> **Exercise aim**
Using the material below, copy every line where "with" appears.
# # # #
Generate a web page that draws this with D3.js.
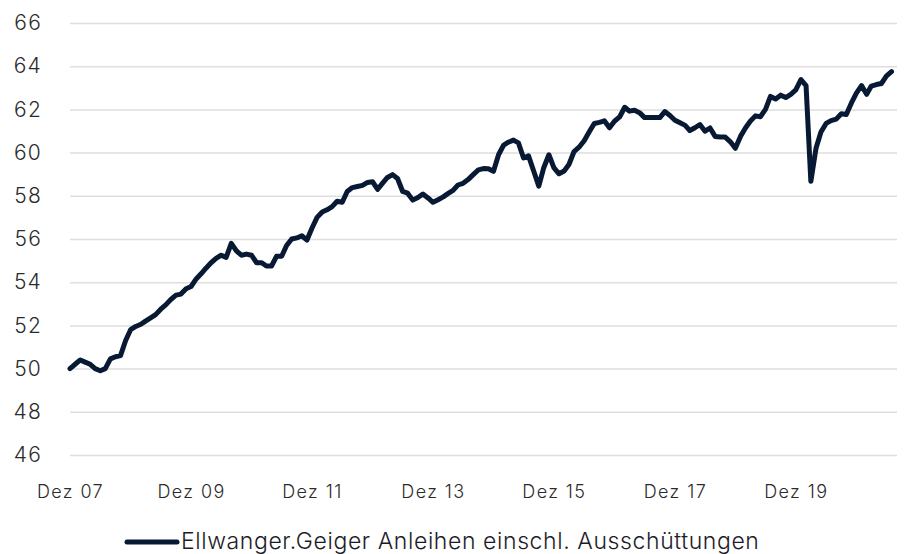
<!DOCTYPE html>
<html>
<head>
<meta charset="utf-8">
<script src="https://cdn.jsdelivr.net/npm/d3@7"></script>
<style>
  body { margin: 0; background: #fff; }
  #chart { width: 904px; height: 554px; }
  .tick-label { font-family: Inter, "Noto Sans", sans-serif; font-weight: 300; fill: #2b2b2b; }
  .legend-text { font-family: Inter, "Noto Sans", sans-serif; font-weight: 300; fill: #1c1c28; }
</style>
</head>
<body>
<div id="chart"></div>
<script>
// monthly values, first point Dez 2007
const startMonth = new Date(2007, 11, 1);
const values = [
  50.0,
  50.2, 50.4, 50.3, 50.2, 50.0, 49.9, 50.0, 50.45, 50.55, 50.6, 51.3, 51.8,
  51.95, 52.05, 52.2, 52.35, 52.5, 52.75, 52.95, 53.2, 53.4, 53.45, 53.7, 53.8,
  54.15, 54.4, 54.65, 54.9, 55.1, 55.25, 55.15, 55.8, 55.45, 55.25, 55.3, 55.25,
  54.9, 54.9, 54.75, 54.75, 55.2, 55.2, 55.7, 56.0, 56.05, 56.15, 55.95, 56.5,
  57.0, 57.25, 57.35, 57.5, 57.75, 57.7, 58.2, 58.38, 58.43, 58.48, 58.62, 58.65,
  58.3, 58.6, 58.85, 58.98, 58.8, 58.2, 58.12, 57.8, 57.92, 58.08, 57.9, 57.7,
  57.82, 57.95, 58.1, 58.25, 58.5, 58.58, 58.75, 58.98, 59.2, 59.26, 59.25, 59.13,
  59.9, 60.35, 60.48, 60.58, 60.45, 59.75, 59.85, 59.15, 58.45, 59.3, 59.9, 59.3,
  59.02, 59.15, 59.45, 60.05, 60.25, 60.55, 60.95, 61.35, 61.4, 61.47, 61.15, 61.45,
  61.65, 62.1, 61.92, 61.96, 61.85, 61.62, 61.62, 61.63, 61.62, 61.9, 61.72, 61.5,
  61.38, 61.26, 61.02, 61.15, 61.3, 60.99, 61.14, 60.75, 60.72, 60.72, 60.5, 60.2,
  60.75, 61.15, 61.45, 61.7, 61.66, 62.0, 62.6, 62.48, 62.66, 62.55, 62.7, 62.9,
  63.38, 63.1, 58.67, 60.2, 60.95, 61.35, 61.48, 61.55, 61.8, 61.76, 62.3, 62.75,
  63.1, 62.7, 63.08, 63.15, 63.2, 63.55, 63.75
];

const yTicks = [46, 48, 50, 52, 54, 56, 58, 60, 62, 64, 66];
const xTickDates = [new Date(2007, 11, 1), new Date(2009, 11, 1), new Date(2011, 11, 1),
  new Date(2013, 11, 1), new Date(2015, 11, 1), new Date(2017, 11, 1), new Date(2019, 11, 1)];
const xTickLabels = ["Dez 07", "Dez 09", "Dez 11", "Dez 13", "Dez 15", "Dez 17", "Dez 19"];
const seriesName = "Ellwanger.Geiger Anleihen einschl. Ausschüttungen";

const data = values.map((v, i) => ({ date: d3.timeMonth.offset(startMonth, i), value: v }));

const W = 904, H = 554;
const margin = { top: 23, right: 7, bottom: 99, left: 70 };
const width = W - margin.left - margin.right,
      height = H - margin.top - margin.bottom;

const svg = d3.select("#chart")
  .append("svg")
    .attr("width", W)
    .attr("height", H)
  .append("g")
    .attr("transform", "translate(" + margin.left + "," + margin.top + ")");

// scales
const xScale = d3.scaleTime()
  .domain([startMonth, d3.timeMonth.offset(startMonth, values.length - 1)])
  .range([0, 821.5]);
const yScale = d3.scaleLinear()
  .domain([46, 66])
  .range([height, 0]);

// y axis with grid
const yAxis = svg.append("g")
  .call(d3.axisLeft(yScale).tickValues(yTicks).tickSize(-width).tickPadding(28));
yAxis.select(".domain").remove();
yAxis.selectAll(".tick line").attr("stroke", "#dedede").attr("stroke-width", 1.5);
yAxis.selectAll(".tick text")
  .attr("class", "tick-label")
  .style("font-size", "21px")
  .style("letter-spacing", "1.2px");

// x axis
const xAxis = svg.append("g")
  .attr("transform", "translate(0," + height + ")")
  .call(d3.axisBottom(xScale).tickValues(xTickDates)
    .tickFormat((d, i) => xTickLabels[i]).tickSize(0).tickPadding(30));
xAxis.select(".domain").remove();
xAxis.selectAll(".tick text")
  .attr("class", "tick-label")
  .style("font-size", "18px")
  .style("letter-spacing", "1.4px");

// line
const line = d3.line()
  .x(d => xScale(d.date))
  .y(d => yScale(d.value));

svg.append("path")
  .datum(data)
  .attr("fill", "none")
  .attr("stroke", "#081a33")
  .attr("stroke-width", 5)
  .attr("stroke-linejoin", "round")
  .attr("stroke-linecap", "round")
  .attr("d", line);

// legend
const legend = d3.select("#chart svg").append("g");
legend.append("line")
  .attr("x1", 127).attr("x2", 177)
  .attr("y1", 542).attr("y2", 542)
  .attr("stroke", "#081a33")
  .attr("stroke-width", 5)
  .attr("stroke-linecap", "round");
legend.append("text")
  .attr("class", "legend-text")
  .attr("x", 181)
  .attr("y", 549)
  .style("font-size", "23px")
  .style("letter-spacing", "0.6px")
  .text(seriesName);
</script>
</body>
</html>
# # # #
> **Task result**
Generate a web page that draws this with D3.js.
// y axis with grid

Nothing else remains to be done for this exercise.